* start *
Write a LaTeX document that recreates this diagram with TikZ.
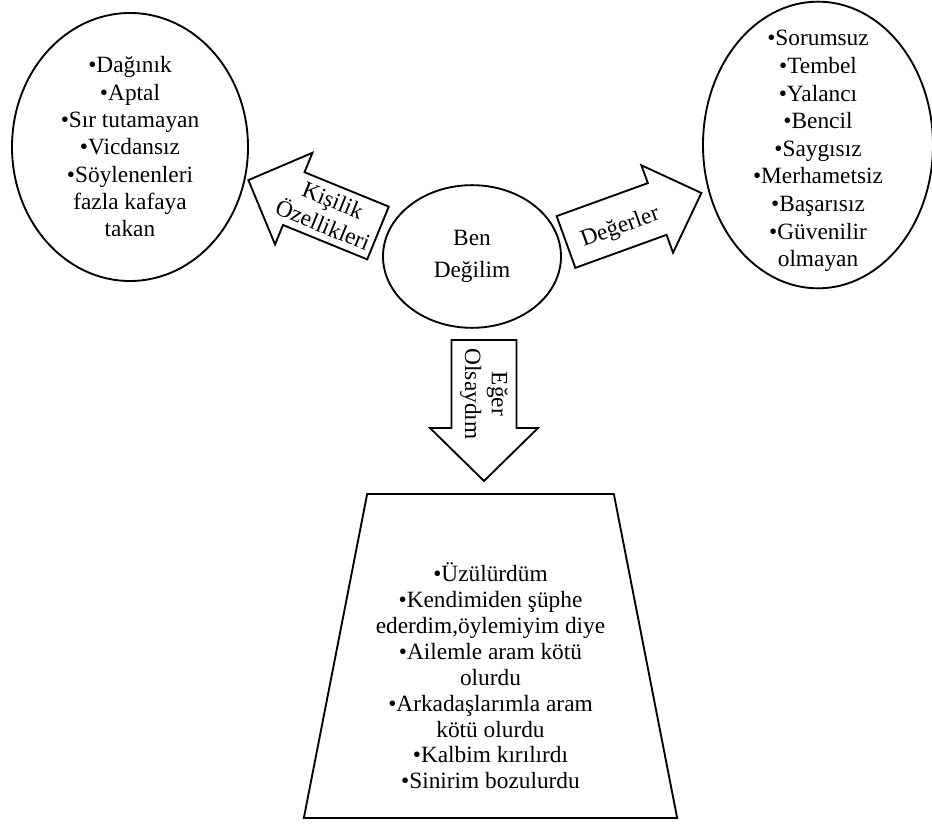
\documentclass[tikz,border=0pt]{standalone}
\usepackage{fontspec}
\setmainfont{Liberation Serif}
\usetikzlibrary{shapes.geometric}

\begin{document}
\begin{tikzpicture}[x=0.75pt, y=-0.75pt, line width=1.4pt,
        set/.style = {ellipse, draw, inner sep=0pt},
        liste/.style = {align=center, inner sep=0pt,
            font=\fontsize{17.5}{20.5}\selectfont},
        oktext/.style = {align=center, inner sep=0pt,
            font=\fontsize{17.5}{20}\selectfont}]

    \useasboundingbox (0,0) rectangle (932,830);

    % Ben Degilim
    \node[set, minimum width=133.5pt, minimum height=107pt] (ben) at (472,256.5) {};
    \node[liste, font=\fontsize{17.5}{24.5}\selectfont] (benyazi) at (ben.center) {Ben\\Değilim};

    % Kisilik ozellikleri
    \node[set, minimum width=177pt, minimum height=201pt] (kisilik) at (130,147) {};
    \node[liste] (kisilikyazi) at (kisilik.center)
        {•Dağınık\\•Aptal\\•Sır tutamayan\\•Vicdansız\\•Söylenenleri\\fazla kafaya\\takan};

    % Degerler
    \node[set, minimum width=172.5pt, minimum height=215pt] (deger) at (818,145) {};
    \node[liste, font=\fontsize{17.5}{20.7}\selectfont] (degeryazi) at ([yshift=-4.5pt]deger.center)
        {•Sorumsuz\\•Tembel\\•Yalancı\\•Bencil\\•Saygısız\\•Merhametsiz\\•Başarısız\\•Güvenilir\\olmayan};

    % Eger olsaydim
    \node[trapezium, draw, trapezium left angle=75.6, trapezium right angle=75.6,
        trapezium stretches=true, minimum width=280pt, minimum height=243pt] (sonuc) at (490.5,656) {};
    \node[liste, font=\fontsize{17.5}{19.4}\selectfont] (sonucyazi) at ([yshift=-15pt]sonuc.center)
        {•Üzülürdüm\\•Kendimiden şüphe\\ederdim,öylemiyim diye\\•Ailemle aram kötü\\olurdu\\•Arkadaşlarımla aram\\kötü olurdu\\•Kalbim kırılırdı\\•Sinirim bozulurdu};

    % Arrow to Kisilik
    \begin{scope}[shift={(378,233)}, rotate=157.8]
        \draw[line join=miter] (0,-28.5) -- (91,-28.5) -- (91,-49.5) -- (140,0)
            -- (91,49.5) -- (91,28.5) -- (0,28.5) -- cycle;
        \node[oktext, rotate=-22.2] (okkisilik) at (54,0) {Kişilik\\Özellikleri};
    \end{scope}

    % Arrow to Degerler
    \begin{scope}[shift={(566,242)}, rotate=19.9]
        \draw[line join=miter] (0,-27.5) -- (97,-27.5) -- (97,-46.5) -- (144,0)
            -- (97,46.5) -- (97,27.5) -- (0,27.5) -- cycle;
        \node[oktext, rotate=19.9] (okdeger) at (56,5) {Değerler};
    \end{scope}

    % Arrow to Eger olsaydim
    \begin{scope}[shift={(484,340)}, rotate=-90]
        \draw[line join=miter] (0,-32.5) -- (88,-32.5) -- (88,-54) -- (141,0)
            -- (88,54) -- (88,32.5) -- (0,32.5) -- cycle;
        \node[oktext, rotate=-90] (oksonuc) at (54,0) {Eğer\\Olsaydım};
    \end{scope}

\end{tikzpicture}
\end{document}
* end *
### Goal
Restate exactly, please, only the lines between the start of the data and the line containing "(0,0) rectangle (932,830);", both ends included, skipping the pictures.

### Finished answer
Write a LaTeX document that recreates this diagram with TikZ.
\documentclass[tikz,border=0pt]{standalone}
\usepackage{fontspec}
\setmainfont{Liberation Serif}
\usetikzlibrary{shapes.geometric}

\begin{document}
\begin{tikzpicture}[x=0.75pt, y=-0.75pt, line width=1.4pt,
        set/.style = {ellipse, draw, inner sep=0pt},
        liste/.style = {align=center, inner sep=0pt,
            font=\fontsize{17.5}{20.5}\selectfont},
        oktext/.style = {align=center, inner sep=0pt,
            font=\fontsize{17.5}{20}\selectfont}]

    \useasboundingbox (0,0) rectangle (932,830);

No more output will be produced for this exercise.